"Dengan adanya itu, maka daya saing sepatu kita saja sudah kalah, karena kena bea masuk 12-15 persen. Kita kalah dengan Vietnam yang tidak terkena bea masuk," ucapnya, ditemui di Gedung BKPM, Jakarta, Kamis (3/12/2015).
Sekarang saja, diakui Franky, industri sepatu dalam negeri sudah kalah dengan Vietnam, begitu pun industri lainnya. Jika tidak masuk dalam TPP, Indonesia makin kalah daya saingnya dengan Vietnam.
Masuk ke dalam TPP, dia menekankan, tidak akan mematikan industri dalam negeri. Di perjanjian TPP sudah ada ketentuan yang memungkinkan negara anggota untuk meminta waktu persiapan bagi produk-produk tertentu sebelum dipasarkan.
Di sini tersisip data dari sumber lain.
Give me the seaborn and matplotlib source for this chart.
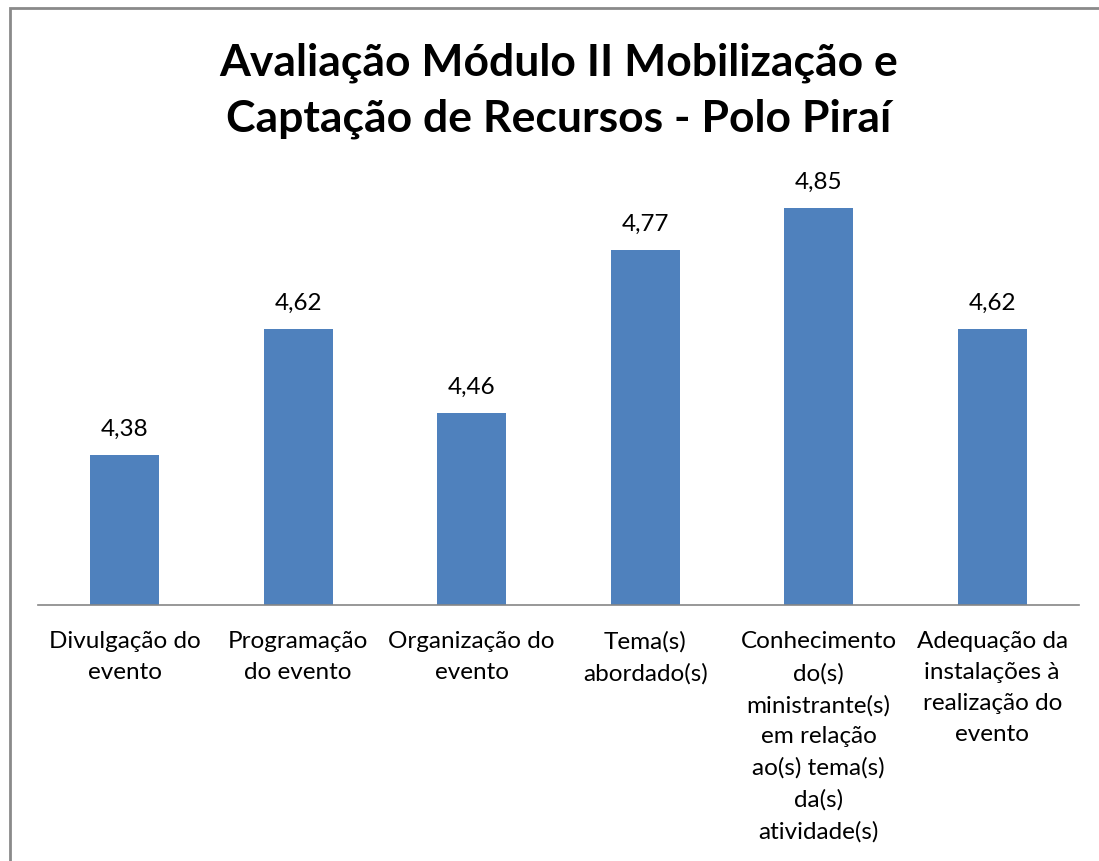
import matplotlib
matplotlib.use("Agg")
import matplotlib.pyplot as plt
import seaborn as sns
import pandas as pd
from matplotlib.patches import Rectangle

categories = [
    "Divulgação do\nevento",
    "Programação\ndo evento",
    "Organização do\nevento",
    "Tema(s)\nabordado(s)",
    "Conhecimento\ndo(s)\nministrante(s)\nem relação\nao(s) tema(s)\nda(s)\natividade(s)",
    "Adequação da\ninstalações à\nrealização do\nevento",
]
values = [4.38, 4.62, 4.46, 4.77, 4.85, 4.62]
value_labels = ["4,38", "4,62", "4,46", "4,77", "4,85", "4,62"]
title = "Avaliação Módulo II Mobilização e\nCaptação de Recursos - Polo Piraí"

sns.set_theme(style="white")
plt.rcParams['font.family'] = ['Lato', 'DejaVu Sans']

df = pd.DataFrame({"cat": categories, "val": values})

fig = plt.figure(figsize=(10.99, 8.61), dpi=100)
ax = fig.add_axes([38/1099, 1-605/861, (1079-38)/1099, 475.6/861])
sns.barplot(data=df, x="cat", y="val", color="#4F81BD", width=0.4,
            saturation=1, ax=ax, linewidth=0)
ax.set_ylim(4.095, 5.0)
ax.set_xlim(-0.5, len(categories)-0.5)
ax.set_xlabel("")
ax.set_ylabel("")
ax.set_yticks([])
for s in ["top", "left", "right"]:
    ax.spines[s].set_visible(False)
ax.spines["bottom"].set_color("#868686")
ax.spines["bottom"].set_linewidth(1.2)
ax.tick_params(axis="x", length=0, pad=19, labelsize=17.5, colors="#000000")
for lab in ax.get_xticklabels():
    lab.set_linespacing(1.59)
    lab.set_va("top")

for i, (v, t) in enumerate(zip(values, value_labels)):
    ax.annotate(t, (i, v), xytext=(0, 11), textcoords="offset points",
                ha="center", va="bottom", fontsize=17.5, color="#000000")

fig.text(559/1099, 1-91/861, title, ha="center", va="center",
         fontsize=32, fontweight="bold", linespacing=1.48, color="#000000")

fig.patches.append(Rectangle((9.5/1099, -0.05), 1.1, 1.05 - 8.5/861,
                             transform=fig.transFigure, fill=False,
                             edgecolor="#8a8a8a", linewidth=2, zorder=0))

fig.savefig("out.png", dpi=100)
"Ada klausul yang mungkin negara bergabung dalam TPP untuk usulkan waktu kesiapan. Misal Jepang, produk pertanian dia bahkan butuh waktunya mencapai 30 tahun," sebut dia.
Selama waktu persiapan, menurutnya, Indonesia bisa mengatur strategi untuk memperkuat industrinya yang dimiliki. Agar Indonesia bisa bersaing di pasar bebas TPP.
Secara tidak langsung pun, sambung dia, TPP pun mendorong negara anggotanya supaya memajukan industri yang dimiliki.
"Peran pemerintah mendorong industri selama waktu yang telah disiapkan. Jadi TPP bukan hanya pasar, tapi meningkatkan standar, itu otomatis akan terjalani. Jadi seharusnya tidak ada yang tidak siap untuk maju ke TPP," tegas Franky.